В Москве он поселился у Евгении Павловны Дельфос-Лианозновой – удивительной женщины, большого друга семьи. Она занимала одну комнату в общей квартире на улице Станиславского, и Марис жил в ее комнате за ширмой. Она оказала огромное влияние на молодого человека: она заставила выучить английский, следила за тем, как он одевается. Хотя все, кто знал моего отца в те годы, говорили, что он всегда выделялся из толпы: при первом взгляде на него можно было сказать – идет иностранец. Врожденное чувство вкуса и элегантности у него было в крови.

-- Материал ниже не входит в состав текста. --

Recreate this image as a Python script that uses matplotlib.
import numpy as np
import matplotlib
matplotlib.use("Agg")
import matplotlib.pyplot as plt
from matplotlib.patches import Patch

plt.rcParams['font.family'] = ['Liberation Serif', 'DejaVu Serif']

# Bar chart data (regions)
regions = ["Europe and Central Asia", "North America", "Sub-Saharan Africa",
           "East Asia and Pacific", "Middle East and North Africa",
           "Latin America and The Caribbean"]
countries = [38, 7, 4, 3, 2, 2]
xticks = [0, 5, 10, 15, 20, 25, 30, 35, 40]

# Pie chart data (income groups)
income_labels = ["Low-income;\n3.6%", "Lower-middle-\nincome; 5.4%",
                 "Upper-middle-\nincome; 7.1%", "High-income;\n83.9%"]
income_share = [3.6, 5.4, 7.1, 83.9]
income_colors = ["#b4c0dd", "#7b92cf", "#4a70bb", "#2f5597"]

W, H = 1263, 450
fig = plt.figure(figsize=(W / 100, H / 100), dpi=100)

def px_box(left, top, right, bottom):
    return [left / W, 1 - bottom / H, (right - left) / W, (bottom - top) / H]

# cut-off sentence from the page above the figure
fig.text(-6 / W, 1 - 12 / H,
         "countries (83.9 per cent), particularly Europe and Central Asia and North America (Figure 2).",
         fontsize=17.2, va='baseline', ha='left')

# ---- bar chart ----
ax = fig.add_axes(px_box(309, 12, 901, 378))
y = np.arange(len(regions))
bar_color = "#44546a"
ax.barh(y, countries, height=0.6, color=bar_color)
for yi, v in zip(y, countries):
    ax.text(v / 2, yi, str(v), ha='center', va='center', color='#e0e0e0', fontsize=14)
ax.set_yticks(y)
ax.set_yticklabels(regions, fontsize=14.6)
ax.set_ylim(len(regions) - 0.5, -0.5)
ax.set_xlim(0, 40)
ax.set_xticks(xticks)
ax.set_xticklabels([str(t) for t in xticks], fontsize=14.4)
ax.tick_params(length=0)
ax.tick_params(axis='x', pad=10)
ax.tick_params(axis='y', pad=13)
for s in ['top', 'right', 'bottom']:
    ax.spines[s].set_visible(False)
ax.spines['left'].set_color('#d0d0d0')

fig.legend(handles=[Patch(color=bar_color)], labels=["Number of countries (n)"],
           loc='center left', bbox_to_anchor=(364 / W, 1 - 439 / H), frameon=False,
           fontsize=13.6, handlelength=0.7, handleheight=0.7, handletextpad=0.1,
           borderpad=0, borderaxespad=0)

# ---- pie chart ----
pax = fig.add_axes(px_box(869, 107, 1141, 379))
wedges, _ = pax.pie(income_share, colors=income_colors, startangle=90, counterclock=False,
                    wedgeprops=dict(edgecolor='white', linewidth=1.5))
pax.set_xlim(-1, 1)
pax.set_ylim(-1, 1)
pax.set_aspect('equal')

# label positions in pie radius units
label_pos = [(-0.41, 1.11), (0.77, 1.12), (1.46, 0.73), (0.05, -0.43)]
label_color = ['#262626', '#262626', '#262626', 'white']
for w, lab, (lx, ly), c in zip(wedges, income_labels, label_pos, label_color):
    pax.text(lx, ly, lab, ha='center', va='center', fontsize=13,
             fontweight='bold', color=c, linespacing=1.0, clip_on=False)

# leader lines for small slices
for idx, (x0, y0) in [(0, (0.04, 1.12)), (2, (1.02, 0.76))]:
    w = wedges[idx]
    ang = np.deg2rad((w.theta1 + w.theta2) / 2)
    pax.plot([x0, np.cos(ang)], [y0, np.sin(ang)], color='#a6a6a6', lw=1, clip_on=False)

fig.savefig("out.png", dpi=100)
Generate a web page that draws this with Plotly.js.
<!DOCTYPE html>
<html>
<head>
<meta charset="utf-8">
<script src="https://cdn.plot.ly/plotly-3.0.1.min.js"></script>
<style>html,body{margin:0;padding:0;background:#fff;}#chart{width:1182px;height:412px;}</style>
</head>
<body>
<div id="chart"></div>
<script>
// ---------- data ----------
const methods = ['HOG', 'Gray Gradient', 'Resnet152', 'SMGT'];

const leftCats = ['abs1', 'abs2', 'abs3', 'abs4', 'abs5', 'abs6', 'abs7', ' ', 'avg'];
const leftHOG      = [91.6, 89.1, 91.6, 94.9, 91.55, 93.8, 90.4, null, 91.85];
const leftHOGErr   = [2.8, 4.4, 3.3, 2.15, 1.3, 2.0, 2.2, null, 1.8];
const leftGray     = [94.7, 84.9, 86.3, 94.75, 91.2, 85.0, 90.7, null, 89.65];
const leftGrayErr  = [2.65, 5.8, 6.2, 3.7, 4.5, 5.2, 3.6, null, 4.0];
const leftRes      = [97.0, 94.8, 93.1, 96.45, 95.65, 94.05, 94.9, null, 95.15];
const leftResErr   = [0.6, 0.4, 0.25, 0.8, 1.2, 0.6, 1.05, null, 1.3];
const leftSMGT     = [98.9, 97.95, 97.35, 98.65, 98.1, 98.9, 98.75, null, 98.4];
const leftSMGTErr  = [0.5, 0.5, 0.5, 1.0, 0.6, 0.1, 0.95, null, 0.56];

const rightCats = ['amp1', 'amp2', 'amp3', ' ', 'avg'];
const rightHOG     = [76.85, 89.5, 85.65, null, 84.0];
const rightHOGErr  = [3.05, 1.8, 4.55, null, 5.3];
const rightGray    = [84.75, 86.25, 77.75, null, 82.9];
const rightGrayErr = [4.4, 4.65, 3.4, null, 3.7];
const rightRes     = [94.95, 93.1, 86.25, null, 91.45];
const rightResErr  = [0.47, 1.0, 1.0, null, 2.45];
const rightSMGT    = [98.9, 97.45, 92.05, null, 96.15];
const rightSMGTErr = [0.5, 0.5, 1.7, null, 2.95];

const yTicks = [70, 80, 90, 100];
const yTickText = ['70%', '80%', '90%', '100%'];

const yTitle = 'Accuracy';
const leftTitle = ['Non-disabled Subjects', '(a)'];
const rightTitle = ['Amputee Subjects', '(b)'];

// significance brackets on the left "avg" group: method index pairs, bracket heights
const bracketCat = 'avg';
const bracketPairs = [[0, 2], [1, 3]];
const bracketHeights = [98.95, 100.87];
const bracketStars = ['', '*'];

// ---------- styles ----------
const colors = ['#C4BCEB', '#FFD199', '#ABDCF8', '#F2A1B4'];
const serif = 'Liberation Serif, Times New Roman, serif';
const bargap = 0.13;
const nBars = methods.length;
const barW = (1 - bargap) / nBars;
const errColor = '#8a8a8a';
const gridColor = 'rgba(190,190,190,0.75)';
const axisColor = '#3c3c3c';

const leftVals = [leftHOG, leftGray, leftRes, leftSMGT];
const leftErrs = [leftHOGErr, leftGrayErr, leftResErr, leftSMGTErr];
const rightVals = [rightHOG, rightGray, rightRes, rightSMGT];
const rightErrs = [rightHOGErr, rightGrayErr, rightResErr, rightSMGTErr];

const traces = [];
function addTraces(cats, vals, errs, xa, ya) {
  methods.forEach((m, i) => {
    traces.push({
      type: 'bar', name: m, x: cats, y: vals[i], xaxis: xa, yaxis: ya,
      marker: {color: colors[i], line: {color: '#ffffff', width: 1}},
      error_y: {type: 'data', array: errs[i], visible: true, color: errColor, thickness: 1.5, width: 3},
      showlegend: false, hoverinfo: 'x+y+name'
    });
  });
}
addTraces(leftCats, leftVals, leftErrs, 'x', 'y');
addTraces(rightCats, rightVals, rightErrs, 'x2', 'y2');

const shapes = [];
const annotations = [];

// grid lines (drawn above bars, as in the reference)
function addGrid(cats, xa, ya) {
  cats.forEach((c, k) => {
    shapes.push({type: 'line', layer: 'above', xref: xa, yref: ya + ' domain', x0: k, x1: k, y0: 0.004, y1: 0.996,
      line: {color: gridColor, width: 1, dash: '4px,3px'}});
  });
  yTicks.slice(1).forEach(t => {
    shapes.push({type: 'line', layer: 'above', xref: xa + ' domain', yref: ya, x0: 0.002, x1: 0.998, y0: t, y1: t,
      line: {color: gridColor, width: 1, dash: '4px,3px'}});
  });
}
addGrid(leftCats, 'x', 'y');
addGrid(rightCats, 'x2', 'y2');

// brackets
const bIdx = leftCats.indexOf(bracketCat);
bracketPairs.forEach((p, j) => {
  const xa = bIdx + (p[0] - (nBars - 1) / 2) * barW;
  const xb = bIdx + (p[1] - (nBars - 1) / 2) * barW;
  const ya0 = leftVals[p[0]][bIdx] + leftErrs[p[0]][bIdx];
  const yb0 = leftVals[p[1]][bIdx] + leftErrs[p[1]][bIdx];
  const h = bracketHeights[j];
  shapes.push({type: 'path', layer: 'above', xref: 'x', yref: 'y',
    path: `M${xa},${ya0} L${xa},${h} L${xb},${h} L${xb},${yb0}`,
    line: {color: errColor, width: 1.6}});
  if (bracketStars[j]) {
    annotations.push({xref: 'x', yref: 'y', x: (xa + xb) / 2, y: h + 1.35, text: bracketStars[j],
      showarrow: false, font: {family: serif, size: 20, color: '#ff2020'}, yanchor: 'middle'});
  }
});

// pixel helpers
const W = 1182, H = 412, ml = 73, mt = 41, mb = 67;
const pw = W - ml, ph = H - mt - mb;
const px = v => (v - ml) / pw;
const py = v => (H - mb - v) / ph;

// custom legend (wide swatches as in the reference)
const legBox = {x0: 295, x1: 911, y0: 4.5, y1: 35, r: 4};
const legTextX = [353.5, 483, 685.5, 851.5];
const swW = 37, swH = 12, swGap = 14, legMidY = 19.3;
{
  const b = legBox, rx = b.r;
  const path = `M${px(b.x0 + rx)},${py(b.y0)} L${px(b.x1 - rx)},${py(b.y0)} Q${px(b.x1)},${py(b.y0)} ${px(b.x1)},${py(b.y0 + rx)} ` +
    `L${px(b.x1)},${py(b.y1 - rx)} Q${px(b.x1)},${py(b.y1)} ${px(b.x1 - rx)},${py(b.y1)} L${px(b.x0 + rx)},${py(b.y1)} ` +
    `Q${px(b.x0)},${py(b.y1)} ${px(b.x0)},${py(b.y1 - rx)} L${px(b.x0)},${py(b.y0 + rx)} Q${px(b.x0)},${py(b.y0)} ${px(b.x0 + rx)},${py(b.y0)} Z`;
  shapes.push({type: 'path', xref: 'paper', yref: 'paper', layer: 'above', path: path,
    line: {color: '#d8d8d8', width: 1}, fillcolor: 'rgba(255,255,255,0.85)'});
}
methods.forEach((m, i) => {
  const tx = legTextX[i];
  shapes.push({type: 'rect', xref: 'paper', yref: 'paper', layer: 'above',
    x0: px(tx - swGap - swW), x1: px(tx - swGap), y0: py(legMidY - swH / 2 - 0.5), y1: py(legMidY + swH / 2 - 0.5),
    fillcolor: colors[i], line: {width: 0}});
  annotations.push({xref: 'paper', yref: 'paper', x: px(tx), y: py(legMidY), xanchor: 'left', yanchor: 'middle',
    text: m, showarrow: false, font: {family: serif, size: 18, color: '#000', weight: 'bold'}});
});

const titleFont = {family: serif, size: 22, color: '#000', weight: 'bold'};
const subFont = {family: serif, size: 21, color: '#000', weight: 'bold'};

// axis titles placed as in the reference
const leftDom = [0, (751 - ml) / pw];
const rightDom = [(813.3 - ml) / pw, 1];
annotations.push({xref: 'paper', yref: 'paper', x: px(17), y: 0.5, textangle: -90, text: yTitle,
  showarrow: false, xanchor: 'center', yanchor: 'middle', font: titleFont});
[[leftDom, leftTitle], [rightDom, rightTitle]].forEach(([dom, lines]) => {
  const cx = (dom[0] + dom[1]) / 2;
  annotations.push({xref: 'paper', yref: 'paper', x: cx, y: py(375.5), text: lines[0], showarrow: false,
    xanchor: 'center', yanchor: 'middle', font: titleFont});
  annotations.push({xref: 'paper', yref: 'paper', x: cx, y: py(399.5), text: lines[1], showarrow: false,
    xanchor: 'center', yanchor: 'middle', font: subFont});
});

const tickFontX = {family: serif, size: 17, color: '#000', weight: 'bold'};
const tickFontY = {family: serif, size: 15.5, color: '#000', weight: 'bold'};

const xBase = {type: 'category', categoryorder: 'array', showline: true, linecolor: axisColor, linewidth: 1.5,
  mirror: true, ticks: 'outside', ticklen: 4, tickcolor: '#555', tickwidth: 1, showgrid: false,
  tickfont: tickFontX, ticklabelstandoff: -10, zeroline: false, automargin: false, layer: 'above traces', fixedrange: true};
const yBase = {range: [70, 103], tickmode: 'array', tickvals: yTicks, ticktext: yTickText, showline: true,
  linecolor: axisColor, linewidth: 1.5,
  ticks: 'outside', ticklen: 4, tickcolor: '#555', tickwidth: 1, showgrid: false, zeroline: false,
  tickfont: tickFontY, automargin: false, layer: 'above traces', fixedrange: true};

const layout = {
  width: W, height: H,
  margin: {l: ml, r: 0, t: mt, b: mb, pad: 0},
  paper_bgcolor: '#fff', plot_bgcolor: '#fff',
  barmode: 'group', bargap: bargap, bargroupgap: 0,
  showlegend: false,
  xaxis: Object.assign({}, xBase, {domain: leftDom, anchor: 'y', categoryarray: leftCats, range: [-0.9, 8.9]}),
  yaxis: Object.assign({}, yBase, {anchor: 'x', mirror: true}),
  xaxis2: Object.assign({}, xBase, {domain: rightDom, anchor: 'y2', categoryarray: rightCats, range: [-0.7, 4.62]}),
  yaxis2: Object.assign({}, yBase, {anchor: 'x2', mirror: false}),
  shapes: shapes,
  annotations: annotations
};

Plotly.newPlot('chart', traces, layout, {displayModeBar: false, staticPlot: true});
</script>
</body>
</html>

Фрагмент из книги отца «Я хочу танцевать сто лет»: «Меня часто спрашивают: «Какой вы, Марис? Кто вы на самом деле?» В одном интервью я уже сказал: между тем Марисом, который, помахивая портфельчиком, шел в школу в Риге, и тем, который сегодня подъезжает к Большому театру на Грэмлин или Вольво, нет никакой разницы. Абсолютно никакой. Они оба стоят на той же про́клятой потной земле, и для них обоих путеводной звездой является зашифрованное обещание, записанное в дневнике мальчишеской рукой: «Я буду танцевать принца Зигфрида». Они исполнили свое обещание. Они намерены это сделать и впредь. Но пружиной действия было, есть и будет вечное стремление перебороть себя. Рядом с Марисом, сентиментально и страстно влюбленным в балет, который говорит себе: «Как это прекрасно, поэтично и чудно!», постоянно находится другой, который возражает: «Это сплошное насилие над собой, и ты все еще желаешь этого?» Марису, щеголяющему на иномарках – первому в театре, и привыкшему на званых обедах слушать комплименты поклонниц и поклонников: «Марис, какой вы гениальный!», ехидно нашептывает второй: «Ты, артистик, как противно ты станцевал последнего Спартака, теперь ты должен сбросить за два дня четыре кило жира». С Марисом, собирающим иконы, античные инталии и камеи, любящим подводное плавание, шик, шампанское, остроумные мальчишники в Сандуновских банях по четвергам, всегда рядом тот, которому для подобных удовольствий не хватает времени, денег, настроения, сил – только балет, балет… Рядом, вечно рядом со спешащим, злым, гордым – тот, который любит покой, тишину, который не стыдится слез и умеет быть нежным. А еще бывает ироничным к себе и другим, высокомерным, капризным, черствым. Кто живет в этом человеке? Не спрашивайте. Спросите лучше другое – «Кто из них двух настоящий?», ибо для него самого подобный вопрос все еще кажется очень трудным».